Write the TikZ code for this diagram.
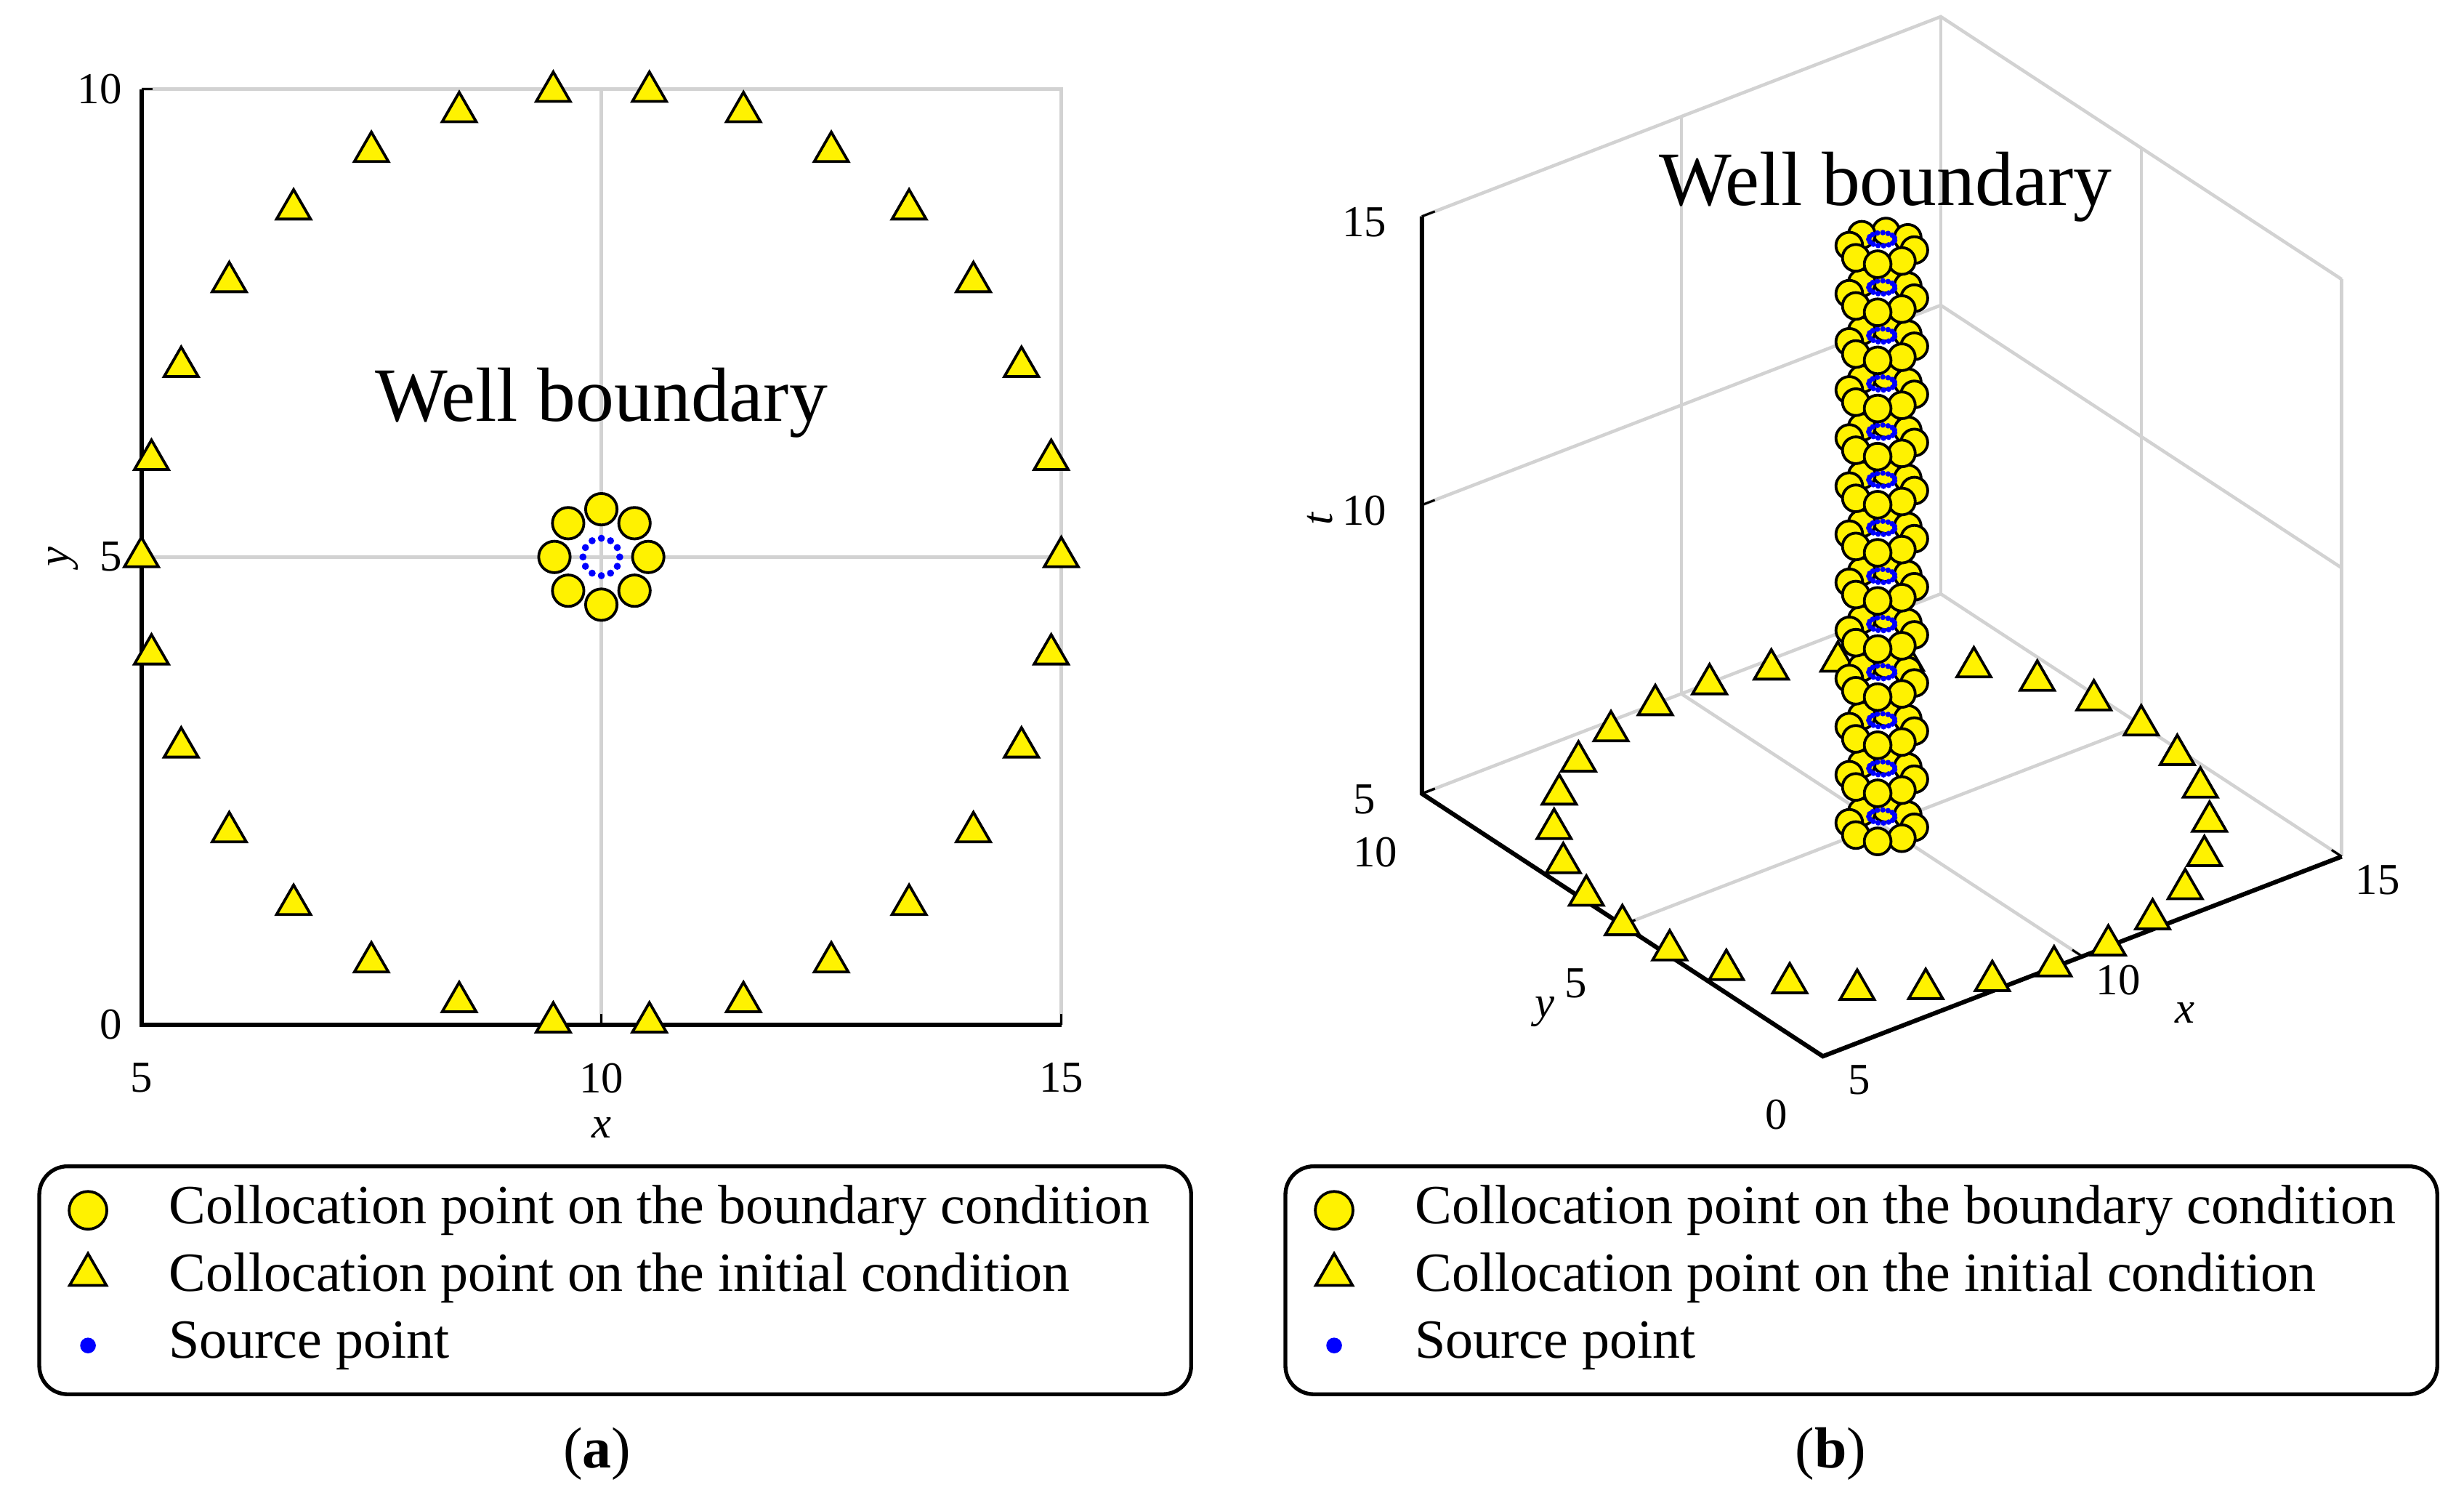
\documentclass[tikz,border=0pt]{standalone}
\usepackage{fontspec}
\setmainfont{Liberation Serif}
\usetikzlibrary{shapes.geometric}

\tikzset{
  tri/.style={regular polygon, regular polygon sides=3, draw=black, fill=yellow, inner sep=0pt, minimum size=0.25cm, line width=0.5pt},
  bc/.style={circle, draw=black, fill=yellow, inner sep=0pt, minimum size=0.2cm, line width=0.5pt},
  src/.style={circle, fill=blue, inner sep=0pt, minimum size=0.045cm},
  grd/.style={draw=gray!35, line width=0.6pt},
  tick/.style={font=\fontsize{8}{9}\selectfont},
  lbl/.style={font=\fontsize{8}{9}\selectfont\itshape},
  leg/.style={font=\fontsize{10}{12}\selectfont, anchor=west},
  title/.style={font=\fontsize{13.9}{16}\selectfont}
}

\begin{document}
\begin{tikzpicture}[x=0.01cm, y=-0.01cm]
	\useasboundingbox (0,0) rectangle (1568,958);
	
	% (a) plane view
	\begin{scope}[shift={(90,652)}, x=0.585cm, y=0.595cm, shift={(-5,0)}]
		\draw[grd] (5,10) -- (15,10) -- (15,0);
		\draw[grd] (10,0) -- (10,10);
		\draw[grd] (5,5) -- (15,5);
		\draw[line width=0.8pt] (5,10) -- (5,0) -- (15,0);
		\foreach \v in {5,10,15} {
			\draw (\v,0) -- (\v,0.12);
			\node[tick, below] (xa\v) at (\v,-0.2) {\v};
		}
		\foreach \v in {0,5,10} {
			\draw (5,\v) -- (5.12,\v);
			\node[tick, left] (ya\v) at (5,\v) {\v};
		}
		\node[lbl] (xlaba) at (10,-1.1) {x};
		\node[lbl, rotate=90] (ylaba) at (4.15,5) {y};
		\node[title] (wella) at (10,6.65) {Well boundary};
		\foreach \a in {0,12,...,348}
			\node[tri] (ta\a) at ({10+5*cos(\a)},{5+5*sin(\a)}) {};
		\foreach \a in {0,45,...,315}
			\node[bc] (ca\a) at ({10+0.51*cos(\a)},{5+0.51*sin(\a)}) {};
		\foreach \a in {0,30,...,330}
			\node[src] (sa\a) at ({10+0.2*cos(\a)},{5+0.2*sin(\a)}) {};
	\end{scope}
	
	% (b) space-time view
	\begin{scope}[shift={(1160,672)}, x={(0.33cm,0.127cm)}, y={(-0.255cm,0.167cm)}, z={(0cm,0.367cm)}, shift={(-5,0,-5)}]
		\draw[grd] (5,10,15) -- (15,10,15) -- (15,0,15);
		\draw[grd] (15,10,5) -- (15,10,15);
		\draw[grd] (15,0,5) -- (15,0,15);
		\draw[grd] (5,10,5) -- (15,10,5) -- (15,0,5);
		\draw[grd] (10,10,5) -- (10,10,15);
		\draw[grd] (10,10,5) -- (10,0,5);
		\draw[grd] (15,5,5) -- (15,5,15);
		\draw[grd] (15,5,5) -- (5,5,5);
		\draw[grd] (5,10,10) -- (15,10,10) -- (15,0,10);
		\draw[line width=0.8pt] (5,10,15) -- (5,10,5) -- (5,0,5) -- (15,0,5);
		\foreach \v in {5,10,15} {
			\draw (\v,0,5) -- (\v,0.25,5);
			\node[tick] (xb\v) at (\v,-0.9,5) {\v};
			\draw (5,10,\v) -- (5.25,10,\v);
			\node[tick] (tb\v) at (4.2,10.4,\v) {\v};
		}
		\foreach \v in {0,5,10} {
			\draw (5,\v,5) -- (5.25,\v,5);
			\node[tick] (yb\v) at (4.1,\v,4.3) {\v};
		}
		\node[lbl] (xlabb) at (10.2,-2.3,5) {x};
		\node[lbl] (ylabb) at (3.2,4.6,4.3) {y};
		\node[lbl, rotate=90] (tlabb) at (3.5,10.6,10) {t};
		\foreach \a in {0,12,...,348}
			\node[tri] (tb\a) at ({10+5*cos(\a)},{5+5*sin(\a)},5) {};
		\foreach \k in {0,...,12} {
			\foreach \a in {45,90,0,135,315,180,270,225}
				\node[bc, minimum size=0.17cm] (cb\k-\a) at ({10+0.5*cos(\a)},{5+0.5*sin(\a)},{5+10*\k/12}) {};
			\foreach \a in {0,24,...,336}
				\node[src, minimum size=0.035cm] (sb\k-\a) at ({10+0.2*cos(\a)},{5+0.2*sin(\a)},{5.15+10*\k/12}) {};
		}
		\node[title] (wellb) at (9.3,4,16.75) {Well boundary};
	\end{scope}
	
	% legends
	\foreach \lx/\n in {25/a, 818/b} {
		\draw[rounded corners=0.18cm, line width=0.7pt] (\lx,742) rectangle ++(733,145);
		\node[bc, minimum size=0.24cm] (lc\n) at (\lx+31,770) {};
		\node[tri, minimum size=0.27cm] (lt\n) at (\lx+31,811) {};
		\node[src, minimum size=0.1cm] (ls\n) at (\lx+31,856) {};
		\node[leg] (lct\n) at (\lx+70,770) {Collocation point on the boundary condition};
		\node[leg] (ltt\n) at (\lx+70,813) {Collocation point on the initial condition};
		\node[leg] (lst\n) at (\lx+70,856) {Source point};
	}
	\node[font=\fontsize{10.5}{12}\selectfont] (capa) at (380,925) {(\textbf{a})};
	\node[font=\fontsize{10.5}{12}\selectfont] (capb) at (1165,925) {(\textbf{b})};
\end{tikzpicture}
\end{document}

********

| Challenge |
Return the whole listing, word for word, and leave out every picture.

| Finished task |
Write the TikZ code for this diagram.
\documentclass[tikz,border=0pt]{standalone}
\usepackage{fontspec}
\setmainfont{Liberation Serif}
\usetikzlibrary{shapes.geometric}

\tikzset{
  tri/.style={regular polygon, regular polygon sides=3, draw=black, fill=yellow, inner sep=0pt, minimum size=0.25cm, line width=0.5pt},
  bc/.style={circle, draw=black, fill=yellow, inner sep=0pt, minimum size=0.2cm, line width=0.5pt},
  src/.style={circle, fill=blue, inner sep=0pt, minimum size=0.045cm},
  grd/.style={draw=gray!35, line width=0.6pt},
  tick/.style={font=\fontsize{8}{9}\selectfont},
  lbl/.style={font=\fontsize{8}{9}\selectfont\itshape},
  leg/.style={font=\fontsize{10}{12}\selectfont, anchor=west},
  title/.style={font=\fontsize{13.9}{16}\selectfont}
}

\begin{document}
\begin{tikzpicture}[x=0.01cm, y=-0.01cm]
	\useasboundingbox (0,0) rectangle (1568,958);
	
	% (a) plane view
	\begin{scope}[shift={(90,652)}, x=0.585cm, y=0.595cm, shift={(-5,0)}]
		\draw[grd] (5,10) -- (15,10) -- (15,0);
		\draw[grd] (10,0) -- (10,10);
		\draw[grd] (5,5) -- (15,5);
		\draw[line width=0.8pt] (5,10) -- (5,0) -- (15,0);
		\foreach \v in {5,10,15} {
			\draw (\v,0) -- (\v,0.12);
			\node[tick, below] (xa\v) at (\v,-0.2) {\v};
		}
		\foreach \v in {0,5,10} {
			\draw (5,\v) -- (5.12,\v);
			\node[tick, left] (ya\v) at (5,\v) {\v};
		}
		\node[lbl] (xlaba) at (10,-1.1) {x};
		\node[lbl, rotate=90] (ylaba) at (4.15,5) {y};
		\node[title] (wella) at (10,6.65) {Well boundary};
		\foreach \a in {0,12,...,348}
			\node[tri] (ta\a) at ({10+5*cos(\a)},{5+5*sin(\a)}) {};
		\foreach \a in {0,45,...,315}
			\node[bc] (ca\a) at ({10+0.51*cos(\a)},{5+0.51*sin(\a)}) {};
		\foreach \a in {0,30,...,330}
			\node[src] (sa\a) at ({10+0.2*cos(\a)},{5+0.2*sin(\a)}) {};
	\end{scope}
	
	% (b) space-time view
	\begin{scope}[shift={(1160,672)}, x={(0.33cm,0.127cm)}, y={(-0.255cm,0.167cm)}, z={(0cm,0.367cm)}, shift={(-5,0,-5)}]
		\draw[grd] (5,10,15) -- (15,10,15) -- (15,0,15);
		\draw[grd] (15,10,5) -- (15,10,15);
		\draw[grd] (15,0,5) -- (15,0,15);
		\draw[grd] (5,10,5) -- (15,10,5) -- (15,0,5);
		\draw[grd] (10,10,5) -- (10,10,15);
		\draw[grd] (10,10,5) -- (10,0,5);
		\draw[grd] (15,5,5) -- (15,5,15);
		\draw[grd] (15,5,5) -- (5,5,5);
		\draw[grd] (5,10,10) -- (15,10,10) -- (15,0,10);
		\draw[line width=0.8pt] (5,10,15) -- (5,10,5) -- (5,0,5) -- (15,0,5);
		\foreach \v in {5,10,15} {
			\draw (\v,0,5) -- (\v,0.25,5);
			\node[tick] (xb\v) at (\v,-0.9,5) {\v};
			\draw (5,10,\v) -- (5.25,10,\v);
			\node[tick] (tb\v) at (4.2,10.4,\v) {\v};
		}
		\foreach \v in {0,5,10} {
			\draw (5,\v,5) -- (5.25,\v,5);
			\node[tick] (yb\v) at (4.1,\v,4.3) {\v};
		}
		\node[lbl] (xlabb) at (10.2,-2.3,5) {x};
		\node[lbl] (ylabb) at (3.2,4.6,4.3) {y};
		\node[lbl, rotate=90] (tlabb) at (3.5,10.6,10) {t};
		\foreach \a in {0,12,...,348}
			\node[tri] (tb\a) at ({10+5*cos(\a)},{5+5*sin(\a)},5) {};
		\foreach \k in {0,...,12} {
			\foreach \a in {45,90,0,135,315,180,270,225}
				\node[bc, minimum size=0.17cm] (cb\k-\a) at ({10+0.5*cos(\a)},{5+0.5*sin(\a)},{5+10*\k/12}) {};
			\foreach \a in {0,24,...,336}
				\node[src, minimum size=0.035cm] (sb\k-\a) at ({10+0.2*cos(\a)},{5+0.2*sin(\a)},{5.15+10*\k/12}) {};
		}
		\node[title] (wellb) at (9.3,4,16.75) {Well boundary};
	\end{scope}
	
	% legends
	\foreach \lx/\n in {25/a, 818/b} {
		\draw[rounded corners=0.18cm, line width=0.7pt] (\lx,742) rectangle ++(733,145);
		\node[bc, minimum size=0.24cm] (lc\n) at (\lx+31,770) {};
		\node[tri, minimum size=0.27cm] (lt\n) at (\lx+31,811) {};
		\node[src, minimum size=0.1cm] (ls\n) at (\lx+31,856) {};
		\node[leg] (lct\n) at (\lx+70,770) {Collocation point on the boundary condition};
		\node[leg] (ltt\n) at (\lx+70,813) {Collocation point on the initial condition};
		\node[leg] (lst\n) at (\lx+70,856) {Source point};
	}
	\node[font=\fontsize{10.5}{12}\selectfont] (capa) at (380,925) {(\textbf{a})};
	\node[font=\fontsize{10.5}{12}\selectfont] (capb) at (1165,925) {(\textbf{b})};
\end{tikzpicture}
\end{document}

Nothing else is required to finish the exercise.